Exercise input:
(begin)
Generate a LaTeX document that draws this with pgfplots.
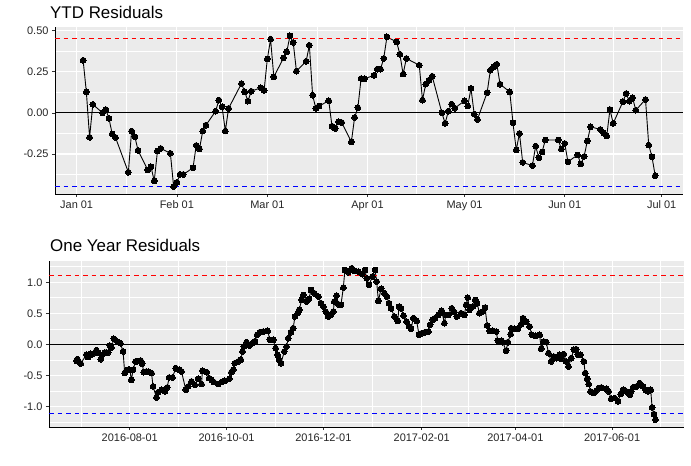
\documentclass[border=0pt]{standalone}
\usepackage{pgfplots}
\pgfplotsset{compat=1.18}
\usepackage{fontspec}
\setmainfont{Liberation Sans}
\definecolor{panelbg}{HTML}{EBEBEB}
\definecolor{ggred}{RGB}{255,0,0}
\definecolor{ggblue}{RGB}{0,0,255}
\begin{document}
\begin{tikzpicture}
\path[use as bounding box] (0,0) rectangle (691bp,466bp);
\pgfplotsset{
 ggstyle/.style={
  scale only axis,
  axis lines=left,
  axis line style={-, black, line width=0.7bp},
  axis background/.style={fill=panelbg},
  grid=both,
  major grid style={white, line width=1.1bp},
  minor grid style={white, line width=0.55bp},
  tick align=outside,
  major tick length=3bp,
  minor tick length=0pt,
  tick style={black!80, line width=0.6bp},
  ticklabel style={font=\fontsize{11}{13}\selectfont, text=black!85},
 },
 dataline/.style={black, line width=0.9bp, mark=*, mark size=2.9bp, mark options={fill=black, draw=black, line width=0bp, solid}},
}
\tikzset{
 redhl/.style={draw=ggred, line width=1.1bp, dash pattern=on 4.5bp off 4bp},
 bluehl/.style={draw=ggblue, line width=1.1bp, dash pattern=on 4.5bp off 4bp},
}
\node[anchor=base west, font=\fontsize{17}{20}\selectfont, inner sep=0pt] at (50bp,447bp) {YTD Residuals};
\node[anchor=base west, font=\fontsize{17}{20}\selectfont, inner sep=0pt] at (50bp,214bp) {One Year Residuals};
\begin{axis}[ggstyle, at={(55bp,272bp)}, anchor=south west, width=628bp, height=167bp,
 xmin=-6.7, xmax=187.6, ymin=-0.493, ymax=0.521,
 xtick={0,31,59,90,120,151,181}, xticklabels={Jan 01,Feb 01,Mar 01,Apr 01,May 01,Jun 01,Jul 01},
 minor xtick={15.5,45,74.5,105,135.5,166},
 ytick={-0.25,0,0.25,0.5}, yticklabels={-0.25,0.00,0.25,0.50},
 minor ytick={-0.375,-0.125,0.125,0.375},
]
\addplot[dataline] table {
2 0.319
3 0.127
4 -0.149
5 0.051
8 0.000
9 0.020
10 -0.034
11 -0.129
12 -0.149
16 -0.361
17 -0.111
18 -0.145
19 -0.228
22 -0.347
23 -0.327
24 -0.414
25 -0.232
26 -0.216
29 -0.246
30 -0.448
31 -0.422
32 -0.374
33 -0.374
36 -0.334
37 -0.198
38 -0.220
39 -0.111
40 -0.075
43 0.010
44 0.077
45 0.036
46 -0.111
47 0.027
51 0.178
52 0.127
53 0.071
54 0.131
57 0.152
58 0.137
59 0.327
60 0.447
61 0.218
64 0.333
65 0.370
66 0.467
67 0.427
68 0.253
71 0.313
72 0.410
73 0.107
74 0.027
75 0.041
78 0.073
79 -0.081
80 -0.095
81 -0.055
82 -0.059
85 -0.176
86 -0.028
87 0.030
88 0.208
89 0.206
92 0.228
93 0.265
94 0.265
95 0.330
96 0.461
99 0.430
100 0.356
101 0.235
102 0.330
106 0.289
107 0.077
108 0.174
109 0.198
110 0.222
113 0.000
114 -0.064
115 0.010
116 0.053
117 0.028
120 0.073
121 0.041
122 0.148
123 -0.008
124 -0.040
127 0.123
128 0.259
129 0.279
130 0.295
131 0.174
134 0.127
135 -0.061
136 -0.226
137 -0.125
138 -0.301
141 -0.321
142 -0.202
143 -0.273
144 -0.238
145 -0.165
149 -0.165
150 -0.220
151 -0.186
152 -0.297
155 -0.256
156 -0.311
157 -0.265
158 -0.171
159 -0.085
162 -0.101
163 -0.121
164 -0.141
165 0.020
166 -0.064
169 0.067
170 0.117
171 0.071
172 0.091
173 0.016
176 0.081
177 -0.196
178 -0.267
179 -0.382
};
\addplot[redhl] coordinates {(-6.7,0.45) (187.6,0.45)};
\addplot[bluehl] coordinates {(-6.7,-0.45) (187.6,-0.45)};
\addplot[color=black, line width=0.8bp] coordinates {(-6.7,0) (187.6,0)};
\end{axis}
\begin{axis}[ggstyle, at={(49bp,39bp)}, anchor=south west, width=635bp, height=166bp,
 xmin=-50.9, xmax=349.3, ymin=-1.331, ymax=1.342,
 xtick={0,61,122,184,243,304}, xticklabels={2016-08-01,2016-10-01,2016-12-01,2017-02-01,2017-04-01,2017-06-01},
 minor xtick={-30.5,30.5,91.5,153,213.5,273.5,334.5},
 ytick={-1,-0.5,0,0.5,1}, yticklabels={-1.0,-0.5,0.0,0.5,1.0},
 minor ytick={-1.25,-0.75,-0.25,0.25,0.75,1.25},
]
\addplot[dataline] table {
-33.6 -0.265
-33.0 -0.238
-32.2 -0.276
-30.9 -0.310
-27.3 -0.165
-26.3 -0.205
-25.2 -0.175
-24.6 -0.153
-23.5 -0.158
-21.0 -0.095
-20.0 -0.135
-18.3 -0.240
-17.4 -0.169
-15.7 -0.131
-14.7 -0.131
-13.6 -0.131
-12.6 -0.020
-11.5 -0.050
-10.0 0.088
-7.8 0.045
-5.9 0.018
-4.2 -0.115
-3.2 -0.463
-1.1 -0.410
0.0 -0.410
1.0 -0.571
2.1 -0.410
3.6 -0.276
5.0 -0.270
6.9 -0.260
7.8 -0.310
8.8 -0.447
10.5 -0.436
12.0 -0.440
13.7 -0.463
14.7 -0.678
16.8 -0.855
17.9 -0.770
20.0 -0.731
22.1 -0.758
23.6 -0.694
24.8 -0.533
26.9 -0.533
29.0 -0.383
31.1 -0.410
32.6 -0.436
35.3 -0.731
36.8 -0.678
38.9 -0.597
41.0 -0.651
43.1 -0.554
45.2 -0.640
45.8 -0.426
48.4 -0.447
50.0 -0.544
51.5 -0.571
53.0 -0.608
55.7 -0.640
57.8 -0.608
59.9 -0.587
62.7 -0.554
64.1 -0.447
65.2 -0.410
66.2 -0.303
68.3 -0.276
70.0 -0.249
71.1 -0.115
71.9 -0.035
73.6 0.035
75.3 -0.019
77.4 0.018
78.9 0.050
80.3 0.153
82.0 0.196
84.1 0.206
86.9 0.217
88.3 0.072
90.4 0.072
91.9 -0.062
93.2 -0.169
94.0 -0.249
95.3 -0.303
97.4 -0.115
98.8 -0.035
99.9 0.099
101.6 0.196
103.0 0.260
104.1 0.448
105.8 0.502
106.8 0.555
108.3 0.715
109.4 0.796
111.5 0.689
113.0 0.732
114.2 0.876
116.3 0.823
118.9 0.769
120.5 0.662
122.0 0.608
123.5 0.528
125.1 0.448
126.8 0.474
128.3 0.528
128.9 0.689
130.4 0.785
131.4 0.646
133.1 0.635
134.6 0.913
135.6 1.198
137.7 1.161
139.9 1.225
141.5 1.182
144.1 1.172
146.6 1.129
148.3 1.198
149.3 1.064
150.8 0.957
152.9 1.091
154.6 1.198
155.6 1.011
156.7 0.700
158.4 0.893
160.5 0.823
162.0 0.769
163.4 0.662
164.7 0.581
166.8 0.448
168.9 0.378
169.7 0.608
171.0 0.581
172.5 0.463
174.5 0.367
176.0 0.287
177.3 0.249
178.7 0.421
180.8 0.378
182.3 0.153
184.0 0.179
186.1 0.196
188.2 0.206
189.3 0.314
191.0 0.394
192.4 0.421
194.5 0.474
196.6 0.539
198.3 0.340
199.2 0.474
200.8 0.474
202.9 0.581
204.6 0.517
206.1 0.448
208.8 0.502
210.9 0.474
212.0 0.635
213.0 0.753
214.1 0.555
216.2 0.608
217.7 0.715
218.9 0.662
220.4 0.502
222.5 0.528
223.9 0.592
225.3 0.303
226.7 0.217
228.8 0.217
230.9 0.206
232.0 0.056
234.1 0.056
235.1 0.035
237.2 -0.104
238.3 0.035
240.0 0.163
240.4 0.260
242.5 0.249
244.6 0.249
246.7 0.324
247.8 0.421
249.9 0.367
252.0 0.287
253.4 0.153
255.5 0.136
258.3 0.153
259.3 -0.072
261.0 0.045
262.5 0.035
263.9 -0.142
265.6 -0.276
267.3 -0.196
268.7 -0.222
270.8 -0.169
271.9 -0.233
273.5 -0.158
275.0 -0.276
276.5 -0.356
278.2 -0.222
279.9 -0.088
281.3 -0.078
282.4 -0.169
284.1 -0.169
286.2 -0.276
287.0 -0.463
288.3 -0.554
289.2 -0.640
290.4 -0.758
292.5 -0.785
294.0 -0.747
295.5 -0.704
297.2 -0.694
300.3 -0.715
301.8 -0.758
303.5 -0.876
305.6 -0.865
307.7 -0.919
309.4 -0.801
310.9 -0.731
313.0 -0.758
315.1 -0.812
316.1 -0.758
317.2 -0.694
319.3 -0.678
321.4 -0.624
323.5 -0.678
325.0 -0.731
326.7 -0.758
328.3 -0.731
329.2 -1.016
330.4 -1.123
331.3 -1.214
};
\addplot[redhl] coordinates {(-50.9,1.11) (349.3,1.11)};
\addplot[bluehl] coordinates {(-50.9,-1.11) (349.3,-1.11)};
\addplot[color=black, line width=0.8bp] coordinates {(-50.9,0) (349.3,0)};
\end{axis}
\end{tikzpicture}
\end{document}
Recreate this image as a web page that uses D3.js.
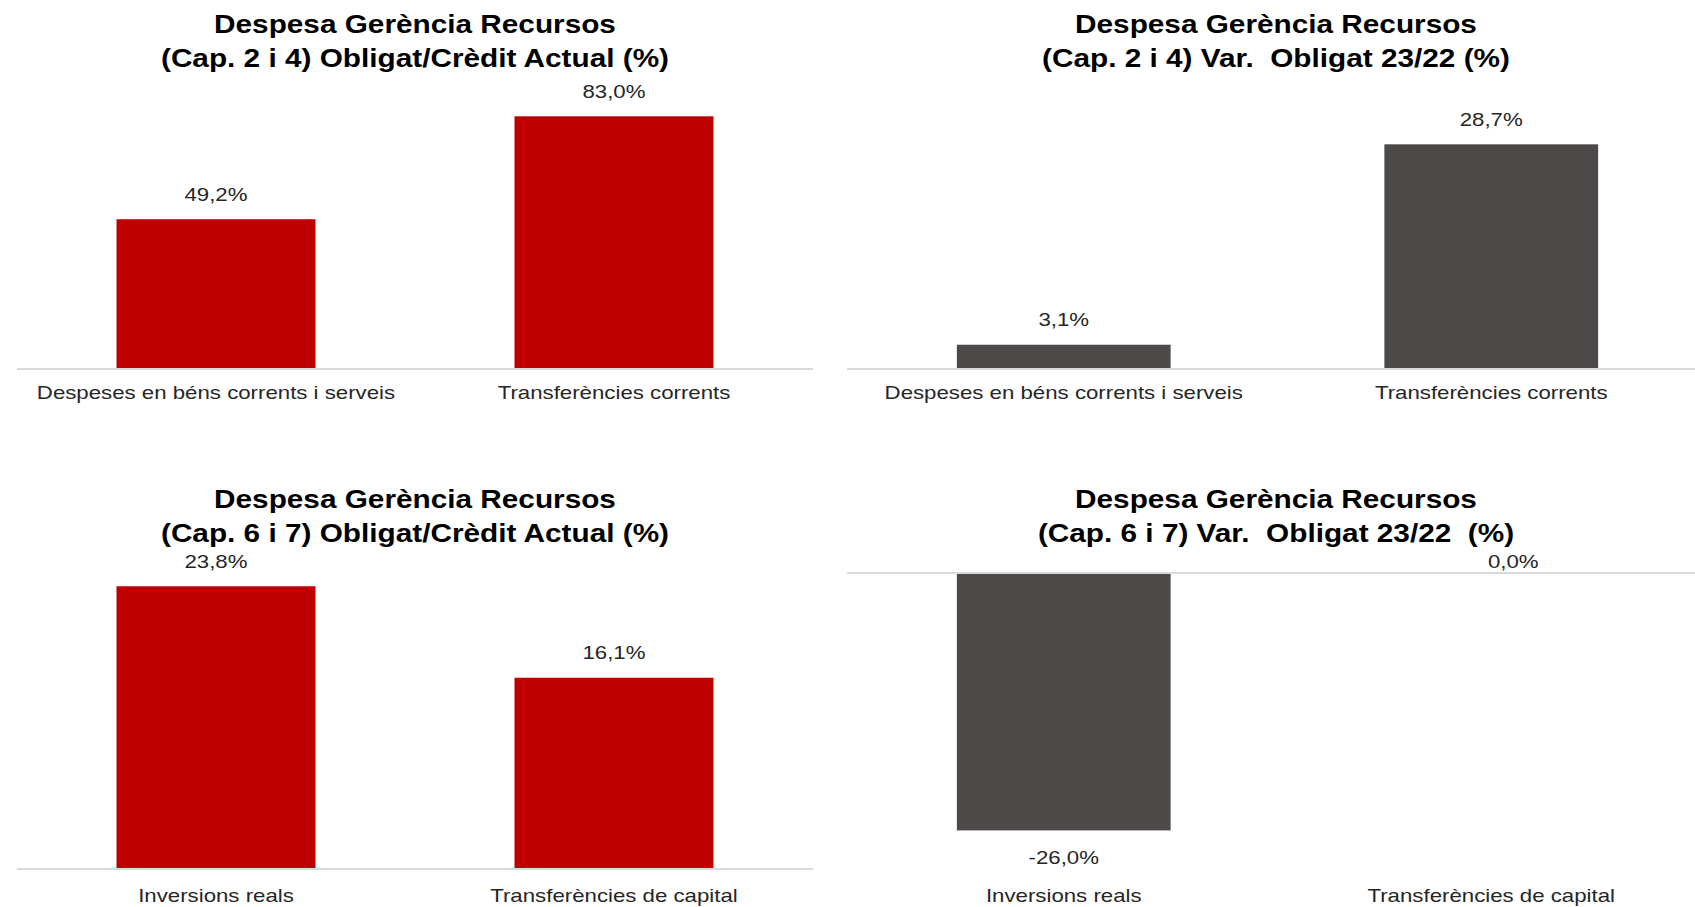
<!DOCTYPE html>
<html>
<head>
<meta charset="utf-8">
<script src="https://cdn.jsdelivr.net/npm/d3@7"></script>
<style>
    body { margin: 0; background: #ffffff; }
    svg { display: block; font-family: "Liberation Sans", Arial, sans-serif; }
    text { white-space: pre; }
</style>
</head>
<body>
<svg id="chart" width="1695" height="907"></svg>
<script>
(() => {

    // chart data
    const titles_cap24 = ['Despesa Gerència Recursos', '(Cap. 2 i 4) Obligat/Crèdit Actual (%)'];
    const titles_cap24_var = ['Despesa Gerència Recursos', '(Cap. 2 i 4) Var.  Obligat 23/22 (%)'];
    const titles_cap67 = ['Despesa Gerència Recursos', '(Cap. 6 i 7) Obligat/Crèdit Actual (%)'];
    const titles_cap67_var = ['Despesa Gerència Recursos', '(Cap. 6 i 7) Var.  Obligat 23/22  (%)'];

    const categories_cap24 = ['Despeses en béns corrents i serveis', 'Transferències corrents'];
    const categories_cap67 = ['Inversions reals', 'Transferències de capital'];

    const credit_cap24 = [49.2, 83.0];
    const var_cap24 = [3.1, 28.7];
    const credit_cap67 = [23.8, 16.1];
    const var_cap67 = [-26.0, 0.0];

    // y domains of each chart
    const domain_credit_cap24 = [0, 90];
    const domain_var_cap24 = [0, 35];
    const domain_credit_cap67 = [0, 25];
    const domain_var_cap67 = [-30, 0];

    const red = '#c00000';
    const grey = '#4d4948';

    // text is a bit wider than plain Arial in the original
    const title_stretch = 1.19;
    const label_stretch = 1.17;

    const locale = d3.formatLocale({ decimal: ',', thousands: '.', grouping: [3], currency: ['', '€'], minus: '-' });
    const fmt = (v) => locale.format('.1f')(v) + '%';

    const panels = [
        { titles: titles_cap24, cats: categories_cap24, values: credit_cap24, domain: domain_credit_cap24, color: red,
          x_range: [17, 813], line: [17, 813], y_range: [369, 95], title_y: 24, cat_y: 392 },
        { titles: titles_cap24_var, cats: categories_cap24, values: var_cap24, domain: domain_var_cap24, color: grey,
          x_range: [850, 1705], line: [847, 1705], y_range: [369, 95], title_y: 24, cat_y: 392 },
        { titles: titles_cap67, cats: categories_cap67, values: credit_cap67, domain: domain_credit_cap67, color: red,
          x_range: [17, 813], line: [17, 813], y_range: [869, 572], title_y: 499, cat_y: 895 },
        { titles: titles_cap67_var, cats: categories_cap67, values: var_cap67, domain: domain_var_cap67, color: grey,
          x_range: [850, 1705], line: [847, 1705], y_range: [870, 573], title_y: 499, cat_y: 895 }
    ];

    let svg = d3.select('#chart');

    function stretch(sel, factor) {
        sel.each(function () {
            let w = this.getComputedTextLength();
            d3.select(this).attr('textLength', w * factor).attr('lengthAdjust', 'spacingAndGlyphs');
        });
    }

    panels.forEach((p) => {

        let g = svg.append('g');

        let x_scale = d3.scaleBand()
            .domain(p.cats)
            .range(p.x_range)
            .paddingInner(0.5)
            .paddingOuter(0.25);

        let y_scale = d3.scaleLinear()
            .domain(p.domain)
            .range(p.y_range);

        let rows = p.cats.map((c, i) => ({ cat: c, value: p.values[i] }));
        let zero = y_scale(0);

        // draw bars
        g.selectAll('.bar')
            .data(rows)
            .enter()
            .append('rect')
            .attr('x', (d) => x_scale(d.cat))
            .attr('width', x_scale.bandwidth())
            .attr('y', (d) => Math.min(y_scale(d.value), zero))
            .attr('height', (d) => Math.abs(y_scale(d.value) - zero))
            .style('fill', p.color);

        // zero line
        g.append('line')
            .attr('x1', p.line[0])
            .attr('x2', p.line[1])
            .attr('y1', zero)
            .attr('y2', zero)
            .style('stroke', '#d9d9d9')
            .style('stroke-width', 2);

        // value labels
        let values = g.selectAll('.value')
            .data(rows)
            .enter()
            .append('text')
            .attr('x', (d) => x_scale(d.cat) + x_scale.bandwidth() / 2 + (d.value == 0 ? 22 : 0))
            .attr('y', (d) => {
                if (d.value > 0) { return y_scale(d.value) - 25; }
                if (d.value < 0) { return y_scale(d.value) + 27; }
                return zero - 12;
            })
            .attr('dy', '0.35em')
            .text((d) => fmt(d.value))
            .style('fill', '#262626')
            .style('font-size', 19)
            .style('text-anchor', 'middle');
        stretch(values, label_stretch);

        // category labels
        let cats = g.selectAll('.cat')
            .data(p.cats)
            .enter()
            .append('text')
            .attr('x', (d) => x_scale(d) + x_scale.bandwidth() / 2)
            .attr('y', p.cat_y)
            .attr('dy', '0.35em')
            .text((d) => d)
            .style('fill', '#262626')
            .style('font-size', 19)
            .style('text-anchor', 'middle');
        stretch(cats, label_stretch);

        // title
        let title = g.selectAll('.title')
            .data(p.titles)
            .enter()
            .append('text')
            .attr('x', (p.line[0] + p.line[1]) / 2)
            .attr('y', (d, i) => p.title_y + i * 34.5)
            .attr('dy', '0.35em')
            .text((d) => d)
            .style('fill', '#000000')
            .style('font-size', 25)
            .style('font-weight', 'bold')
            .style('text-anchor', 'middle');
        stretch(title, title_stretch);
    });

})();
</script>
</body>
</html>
(end)
Task details:
Of the lines above, copy each that contains "this".

Response to the exercise:
Generate a LaTeX document that draws this with pgfplots.
Recreate this image as a web page that uses D3.js.
            let w = this.getComputedTextLength();
            d3.select(this).attr('textLength', w * factor).attr('lengthAdjust', 'spacingAndGlyphs');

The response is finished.